## Start

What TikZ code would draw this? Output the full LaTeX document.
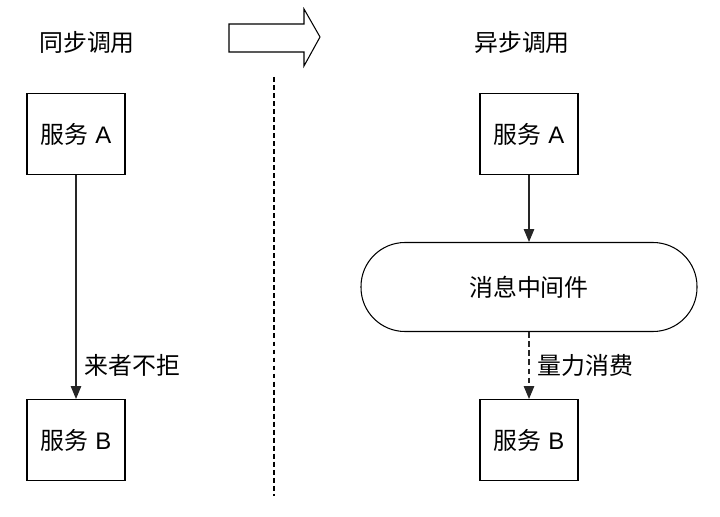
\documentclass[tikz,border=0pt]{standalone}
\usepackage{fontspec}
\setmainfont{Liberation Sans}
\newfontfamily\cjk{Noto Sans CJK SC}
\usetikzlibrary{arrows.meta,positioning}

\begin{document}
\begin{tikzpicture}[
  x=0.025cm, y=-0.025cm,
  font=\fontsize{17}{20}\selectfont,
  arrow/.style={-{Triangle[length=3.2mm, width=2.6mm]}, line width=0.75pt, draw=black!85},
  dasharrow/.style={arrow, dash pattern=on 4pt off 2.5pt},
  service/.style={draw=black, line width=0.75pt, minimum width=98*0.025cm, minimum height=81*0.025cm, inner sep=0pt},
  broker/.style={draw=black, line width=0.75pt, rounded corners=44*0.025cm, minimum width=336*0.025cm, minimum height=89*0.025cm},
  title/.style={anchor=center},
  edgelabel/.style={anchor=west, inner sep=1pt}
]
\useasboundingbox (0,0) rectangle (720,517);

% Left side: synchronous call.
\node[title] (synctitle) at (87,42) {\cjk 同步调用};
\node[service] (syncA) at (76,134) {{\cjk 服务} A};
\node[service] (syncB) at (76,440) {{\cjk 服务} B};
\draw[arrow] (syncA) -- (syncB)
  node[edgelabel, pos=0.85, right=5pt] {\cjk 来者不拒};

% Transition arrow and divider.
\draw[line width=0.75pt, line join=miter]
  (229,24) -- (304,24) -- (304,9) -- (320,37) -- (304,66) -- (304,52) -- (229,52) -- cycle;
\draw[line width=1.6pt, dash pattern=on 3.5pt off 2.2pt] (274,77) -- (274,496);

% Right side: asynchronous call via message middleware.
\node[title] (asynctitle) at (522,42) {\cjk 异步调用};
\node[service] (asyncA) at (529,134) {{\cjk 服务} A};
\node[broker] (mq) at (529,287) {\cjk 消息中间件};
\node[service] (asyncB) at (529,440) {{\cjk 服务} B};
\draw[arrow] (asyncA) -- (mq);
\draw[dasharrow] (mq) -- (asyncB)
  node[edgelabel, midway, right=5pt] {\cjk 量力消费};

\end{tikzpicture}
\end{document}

## End

__WRITTEN REQUEST__. Give solely the number of lines in the data that contain the string "draw".

__OUTPUT OF THE EXERCISE__. 9